___ Data for this exercise ___
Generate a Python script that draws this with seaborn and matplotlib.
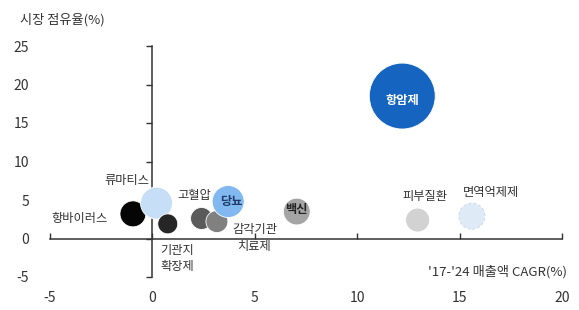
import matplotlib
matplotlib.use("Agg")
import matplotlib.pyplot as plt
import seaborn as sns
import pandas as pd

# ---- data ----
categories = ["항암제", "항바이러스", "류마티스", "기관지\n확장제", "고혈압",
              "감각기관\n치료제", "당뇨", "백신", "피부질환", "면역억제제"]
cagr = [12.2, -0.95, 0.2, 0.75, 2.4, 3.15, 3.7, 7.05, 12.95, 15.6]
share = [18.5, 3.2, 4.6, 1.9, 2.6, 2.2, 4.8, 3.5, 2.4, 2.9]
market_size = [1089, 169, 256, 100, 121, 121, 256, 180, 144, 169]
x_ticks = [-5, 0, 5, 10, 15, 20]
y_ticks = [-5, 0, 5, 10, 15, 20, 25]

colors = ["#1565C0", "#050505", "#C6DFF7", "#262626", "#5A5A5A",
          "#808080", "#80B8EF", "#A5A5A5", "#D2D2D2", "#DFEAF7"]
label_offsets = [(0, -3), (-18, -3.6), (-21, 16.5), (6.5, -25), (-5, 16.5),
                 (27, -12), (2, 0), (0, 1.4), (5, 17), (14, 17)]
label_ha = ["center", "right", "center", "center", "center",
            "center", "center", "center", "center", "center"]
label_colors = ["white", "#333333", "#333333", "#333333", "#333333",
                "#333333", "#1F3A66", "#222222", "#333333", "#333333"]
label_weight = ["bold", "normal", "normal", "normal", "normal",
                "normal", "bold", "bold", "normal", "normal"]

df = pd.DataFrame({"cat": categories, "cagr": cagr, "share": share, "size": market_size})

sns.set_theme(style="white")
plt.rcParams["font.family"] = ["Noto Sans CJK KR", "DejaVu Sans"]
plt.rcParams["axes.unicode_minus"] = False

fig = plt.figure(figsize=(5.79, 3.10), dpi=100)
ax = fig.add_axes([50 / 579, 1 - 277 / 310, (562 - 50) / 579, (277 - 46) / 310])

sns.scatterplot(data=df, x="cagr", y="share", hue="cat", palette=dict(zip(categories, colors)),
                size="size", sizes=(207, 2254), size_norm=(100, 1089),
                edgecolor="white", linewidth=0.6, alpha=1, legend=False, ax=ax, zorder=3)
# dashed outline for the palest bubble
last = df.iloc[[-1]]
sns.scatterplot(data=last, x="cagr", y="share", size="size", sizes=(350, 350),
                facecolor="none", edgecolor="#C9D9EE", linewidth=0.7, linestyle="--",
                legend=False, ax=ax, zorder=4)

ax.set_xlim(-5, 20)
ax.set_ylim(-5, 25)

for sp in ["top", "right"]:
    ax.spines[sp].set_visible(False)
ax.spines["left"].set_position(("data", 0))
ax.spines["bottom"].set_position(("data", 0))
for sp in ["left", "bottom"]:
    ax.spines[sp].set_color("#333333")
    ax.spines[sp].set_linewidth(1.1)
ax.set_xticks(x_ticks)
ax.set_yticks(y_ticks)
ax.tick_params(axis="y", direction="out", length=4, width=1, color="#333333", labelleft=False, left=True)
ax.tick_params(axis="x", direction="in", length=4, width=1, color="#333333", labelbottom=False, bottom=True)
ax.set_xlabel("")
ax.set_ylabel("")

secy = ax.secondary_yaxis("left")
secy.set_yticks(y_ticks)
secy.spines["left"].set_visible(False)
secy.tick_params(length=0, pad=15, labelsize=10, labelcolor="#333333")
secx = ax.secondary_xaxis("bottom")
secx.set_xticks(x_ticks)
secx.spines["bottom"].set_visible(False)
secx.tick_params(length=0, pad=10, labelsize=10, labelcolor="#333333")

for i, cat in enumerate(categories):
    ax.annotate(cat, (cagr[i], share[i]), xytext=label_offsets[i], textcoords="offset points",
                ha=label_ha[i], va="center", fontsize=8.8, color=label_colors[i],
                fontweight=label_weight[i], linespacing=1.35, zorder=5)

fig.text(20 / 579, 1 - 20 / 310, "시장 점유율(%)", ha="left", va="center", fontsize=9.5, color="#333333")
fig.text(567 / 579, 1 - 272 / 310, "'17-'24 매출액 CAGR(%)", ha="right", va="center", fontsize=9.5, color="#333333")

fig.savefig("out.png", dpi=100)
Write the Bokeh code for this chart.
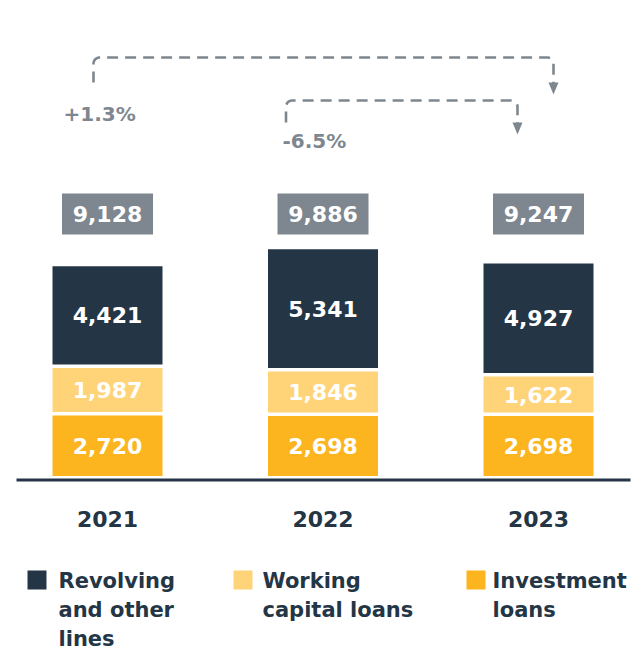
___
§ Your goal
Leave out the pictures and output every record above precisely as given.

§ Answer to the problem
Generate a Python script that draws this with seaborn and matplotlib.
import matplotlib
matplotlib.use("Agg")
import matplotlib.pyplot as plt
import seaborn as sns
import pandas as pd

# ---- data ----
categories = ["항암제", "항바이러스", "류마티스", "기관지\n확장제", "고혈압",
              "감각기관\n치료제", "당뇨", "백신", "피부질환", "면역억제제"]
cagr = [12.2, -0.95, 0.2, 0.75, 2.4, 3.15, 3.7, 7.05, 12.95, 15.6]
share = [18.5, 3.2, 4.6, 1.9, 2.6, 2.2, 4.8, 3.5, 2.4, 2.9]
market_size = [1089, 169, 256, 100, 121, 121, 256, 180, 144, 169]
x_ticks = [-5, 0, 5, 10, 15, 20]
y_ticks = [-5, 0, 5, 10, 15, 20, 25]

colors = ["#1565C0", "#050505", "#C6DFF7", "#262626", "#5A5A5A",
          "#808080", "#80B8EF", "#A5A5A5", "#D2D2D2", "#DFEAF7"]
label_offsets = [(0, -3), (-18, -3.6), (-21, 16.5), (6.5, -25), (-5, 16.5),
                 (27, -12), (2, 0), (0, 1.4), (5, 17), (14, 17)]
label_ha = ["center", "right", "center", "center", "center",
            "center", "center", "center", "center", "center"]
label_colors = ["white", "#333333", "#333333", "#333333", "#333333",
                "#333333", "#1F3A66", "#222222", "#333333", "#333333"]
label_weight = ["bold", "normal", "normal", "normal", "normal",
                "normal", "bold", "bold", "normal", "normal"]

df = pd.DataFrame({"cat": categories, "cagr": cagr, "share": share, "size": market_size})

sns.set_theme(style="white")
plt.rcParams["font.family"] = ["Noto Sans CJK KR", "DejaVu Sans"]
plt.rcParams["axes.unicode_minus"] = False

fig = plt.figure(figsize=(5.79, 3.10), dpi=100)
ax = fig.add_axes([50 / 579, 1 - 277 / 310, (562 - 50) / 579, (277 - 46) / 310])

sns.scatterplot(data=df, x="cagr", y="share", hue="cat", palette=dict(zip(categories, colors)),
                size="size", sizes=(207, 2254), size_norm=(100, 1089),
                edgecolor="white", linewidth=0.6, alpha=1, legend=False, ax=ax, zorder=3)
# dashed outline for the palest bubble
last = df.iloc[[-1]]
sns.scatterplot(data=last, x="cagr", y="share", size="size", sizes=(350, 350),
                facecolor="none", edgecolor="#C9D9EE", linewidth=0.7, linestyle="--",
                legend=False, ax=ax, zorder=4)

ax.set_xlim(-5, 20)
ax.set_ylim(-5, 25)

for sp in ["top", "right"]:
    ax.spines[sp].set_visible(False)
ax.spines["left"].set_position(("data", 0))
ax.spines["bottom"].set_position(("data", 0))
for sp in ["left", "bottom"]:
    ax.spines[sp].set_color("#333333")
    ax.spines[sp].set_linewidth(1.1)
ax.set_xticks(x_ticks)
ax.set_yticks(y_ticks)
ax.tick_params(axis="y", direction="out", length=4, width=1, color="#333333", labelleft=False, left=True)
ax.tick_params(axis="x", direction="in", length=4, width=1, color="#333333", labelbottom=False, bottom=True)
ax.set_xlabel("")
ax.set_ylabel("")

secy = ax.secondary_yaxis("left")
secy.set_yticks(y_ticks)
secy.spines["left"].set_visible(False)
secy.tick_params(length=0, pad=15, labelsize=10, labelcolor="#333333")
secx = ax.secondary_xaxis("bottom")
secx.set_xticks(x_ticks)
secx.spines["bottom"].set_visible(False)
secx.tick_params(length=0, pad=10, labelsize=10, labelcolor="#333333")

for i, cat in enumerate(categories):
    ax.annotate(cat, (cagr[i], share[i]), xytext=label_offsets[i], textcoords="offset points",
                ha=label_ha[i], va="center", fontsize=8.8, color=label_colors[i],
                fontweight=label_weight[i], linespacing=1.35, zorder=5)

fig.text(20 / 579, 1 - 20 / 310, "시장 점유율(%)", ha="left", va="center", fontsize=9.5, color="#333333")
fig.text(567 / 579, 1 - 272 / 310, "'17-'24 매출액 CAGR(%)", ha="right", va="center", fontsize=9.5, color="#333333")

fig.savefig("out.png", dpi=100)
Write the Bokeh code for this chart.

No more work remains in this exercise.